-- YOUR TASK --
Check each line of the records below and collect those that include the word "this".

-- DATASET ROWS --
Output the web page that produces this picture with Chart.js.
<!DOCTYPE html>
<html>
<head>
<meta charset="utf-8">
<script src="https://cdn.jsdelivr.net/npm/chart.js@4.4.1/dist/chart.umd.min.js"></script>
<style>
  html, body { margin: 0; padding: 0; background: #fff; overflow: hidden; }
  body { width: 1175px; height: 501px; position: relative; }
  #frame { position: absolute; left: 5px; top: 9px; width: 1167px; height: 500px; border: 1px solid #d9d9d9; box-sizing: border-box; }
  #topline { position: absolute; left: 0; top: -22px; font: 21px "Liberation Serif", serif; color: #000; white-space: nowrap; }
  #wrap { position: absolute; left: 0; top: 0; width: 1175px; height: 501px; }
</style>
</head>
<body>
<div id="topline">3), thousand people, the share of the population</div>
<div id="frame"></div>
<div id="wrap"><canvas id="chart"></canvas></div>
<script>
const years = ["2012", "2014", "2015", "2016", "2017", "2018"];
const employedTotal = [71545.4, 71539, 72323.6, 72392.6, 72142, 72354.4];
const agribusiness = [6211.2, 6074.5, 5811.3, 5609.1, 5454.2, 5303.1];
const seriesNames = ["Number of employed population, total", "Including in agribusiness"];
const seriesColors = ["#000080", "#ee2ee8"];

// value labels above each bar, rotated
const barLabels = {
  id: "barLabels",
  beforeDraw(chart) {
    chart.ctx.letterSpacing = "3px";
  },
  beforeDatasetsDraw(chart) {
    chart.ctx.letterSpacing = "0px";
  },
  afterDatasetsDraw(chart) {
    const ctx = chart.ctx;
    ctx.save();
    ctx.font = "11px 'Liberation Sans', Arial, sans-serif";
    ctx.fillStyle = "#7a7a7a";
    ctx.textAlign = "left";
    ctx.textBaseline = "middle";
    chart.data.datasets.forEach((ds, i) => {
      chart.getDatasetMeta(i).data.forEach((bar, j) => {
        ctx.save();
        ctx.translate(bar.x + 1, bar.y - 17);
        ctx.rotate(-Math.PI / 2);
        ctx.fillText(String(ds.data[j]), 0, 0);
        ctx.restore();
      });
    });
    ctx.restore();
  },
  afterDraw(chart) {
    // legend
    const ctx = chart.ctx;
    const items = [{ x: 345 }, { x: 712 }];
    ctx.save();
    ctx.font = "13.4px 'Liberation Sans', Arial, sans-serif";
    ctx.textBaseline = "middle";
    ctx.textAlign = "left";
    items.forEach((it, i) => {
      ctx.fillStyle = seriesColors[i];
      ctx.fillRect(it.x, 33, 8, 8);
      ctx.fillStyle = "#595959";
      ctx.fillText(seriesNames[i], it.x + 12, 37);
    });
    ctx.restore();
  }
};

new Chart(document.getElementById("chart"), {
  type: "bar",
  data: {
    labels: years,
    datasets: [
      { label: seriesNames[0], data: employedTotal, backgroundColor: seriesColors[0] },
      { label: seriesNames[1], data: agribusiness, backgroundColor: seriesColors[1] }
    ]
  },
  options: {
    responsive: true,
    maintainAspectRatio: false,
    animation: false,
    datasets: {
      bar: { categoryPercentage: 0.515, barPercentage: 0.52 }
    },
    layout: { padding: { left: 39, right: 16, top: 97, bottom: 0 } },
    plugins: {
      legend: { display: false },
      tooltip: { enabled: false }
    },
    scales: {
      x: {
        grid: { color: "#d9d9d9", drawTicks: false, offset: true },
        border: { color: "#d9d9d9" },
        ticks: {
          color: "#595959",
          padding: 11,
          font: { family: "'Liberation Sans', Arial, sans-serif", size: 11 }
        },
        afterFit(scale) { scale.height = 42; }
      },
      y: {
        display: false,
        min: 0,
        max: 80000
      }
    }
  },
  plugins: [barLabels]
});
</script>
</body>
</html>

* * *

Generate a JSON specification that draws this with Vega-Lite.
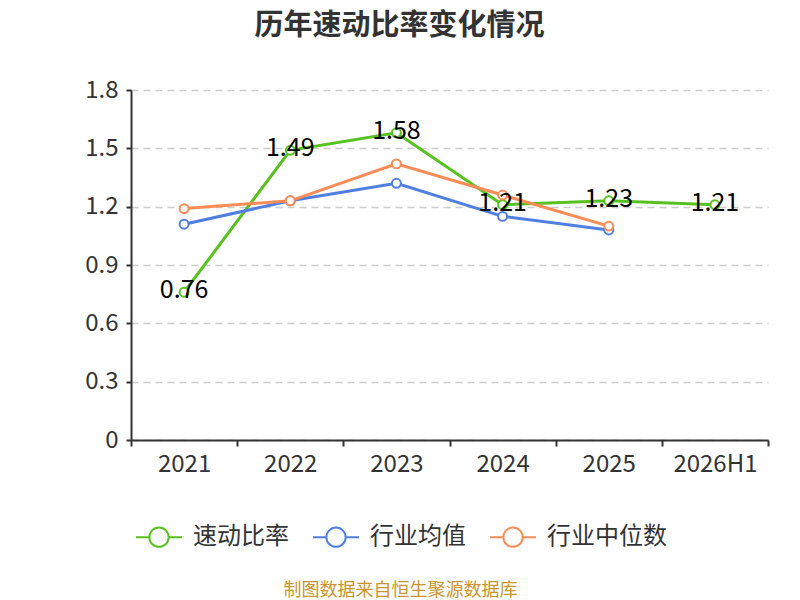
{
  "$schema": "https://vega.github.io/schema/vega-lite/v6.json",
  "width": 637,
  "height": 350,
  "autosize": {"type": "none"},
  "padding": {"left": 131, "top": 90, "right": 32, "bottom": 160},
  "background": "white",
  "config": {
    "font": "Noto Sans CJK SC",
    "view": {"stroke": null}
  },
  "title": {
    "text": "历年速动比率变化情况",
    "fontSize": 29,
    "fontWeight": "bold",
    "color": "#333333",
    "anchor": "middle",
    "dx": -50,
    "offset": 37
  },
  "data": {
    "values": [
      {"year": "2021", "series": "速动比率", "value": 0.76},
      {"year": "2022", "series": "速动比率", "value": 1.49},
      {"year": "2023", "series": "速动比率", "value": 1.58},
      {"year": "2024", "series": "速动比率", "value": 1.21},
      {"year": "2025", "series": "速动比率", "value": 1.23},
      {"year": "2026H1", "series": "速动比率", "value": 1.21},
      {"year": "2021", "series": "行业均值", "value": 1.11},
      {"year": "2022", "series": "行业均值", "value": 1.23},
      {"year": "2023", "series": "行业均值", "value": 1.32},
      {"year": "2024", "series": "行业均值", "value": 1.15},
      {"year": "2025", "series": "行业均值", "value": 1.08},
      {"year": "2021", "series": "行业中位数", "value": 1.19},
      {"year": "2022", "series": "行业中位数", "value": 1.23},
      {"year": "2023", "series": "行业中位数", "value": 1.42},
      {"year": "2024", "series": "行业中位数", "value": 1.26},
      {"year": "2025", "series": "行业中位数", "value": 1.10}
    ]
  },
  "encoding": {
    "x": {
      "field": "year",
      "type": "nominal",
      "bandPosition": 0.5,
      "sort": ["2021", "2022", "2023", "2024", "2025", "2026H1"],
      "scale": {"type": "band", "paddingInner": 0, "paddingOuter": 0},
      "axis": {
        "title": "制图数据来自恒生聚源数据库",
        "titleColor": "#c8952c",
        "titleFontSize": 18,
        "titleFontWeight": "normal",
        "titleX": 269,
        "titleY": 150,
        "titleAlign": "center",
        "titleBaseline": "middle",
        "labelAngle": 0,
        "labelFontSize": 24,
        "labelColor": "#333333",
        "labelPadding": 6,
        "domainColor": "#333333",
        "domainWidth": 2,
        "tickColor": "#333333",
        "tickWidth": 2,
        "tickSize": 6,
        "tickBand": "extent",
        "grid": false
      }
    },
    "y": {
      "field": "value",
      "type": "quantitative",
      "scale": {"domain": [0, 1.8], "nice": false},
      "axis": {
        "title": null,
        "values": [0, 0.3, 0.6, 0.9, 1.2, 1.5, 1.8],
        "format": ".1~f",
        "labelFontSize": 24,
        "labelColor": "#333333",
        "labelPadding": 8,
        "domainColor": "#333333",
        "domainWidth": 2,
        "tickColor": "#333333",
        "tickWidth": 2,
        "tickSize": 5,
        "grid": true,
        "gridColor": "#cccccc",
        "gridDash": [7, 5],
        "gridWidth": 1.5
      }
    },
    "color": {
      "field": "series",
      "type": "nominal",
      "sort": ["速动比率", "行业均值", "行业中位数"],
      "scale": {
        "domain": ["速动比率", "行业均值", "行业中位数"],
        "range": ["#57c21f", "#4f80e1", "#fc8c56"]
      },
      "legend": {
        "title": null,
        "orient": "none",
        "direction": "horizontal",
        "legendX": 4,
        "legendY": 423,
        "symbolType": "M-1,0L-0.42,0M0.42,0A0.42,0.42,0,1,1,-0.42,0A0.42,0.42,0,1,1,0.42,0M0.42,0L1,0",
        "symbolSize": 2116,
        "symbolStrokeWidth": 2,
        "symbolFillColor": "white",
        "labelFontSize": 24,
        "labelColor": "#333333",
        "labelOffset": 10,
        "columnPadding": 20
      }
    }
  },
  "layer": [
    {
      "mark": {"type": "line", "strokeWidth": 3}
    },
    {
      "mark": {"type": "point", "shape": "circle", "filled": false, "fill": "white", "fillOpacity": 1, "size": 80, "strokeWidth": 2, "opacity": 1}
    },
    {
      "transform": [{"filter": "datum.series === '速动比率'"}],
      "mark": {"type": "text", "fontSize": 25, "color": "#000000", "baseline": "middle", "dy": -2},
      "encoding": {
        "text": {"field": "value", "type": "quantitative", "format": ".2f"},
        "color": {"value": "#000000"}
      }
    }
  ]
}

-- FULL SOLUTION --
Output the web page that produces this picture with Chart.js.
Generate a JSON specification that draws this with Vega-Lite.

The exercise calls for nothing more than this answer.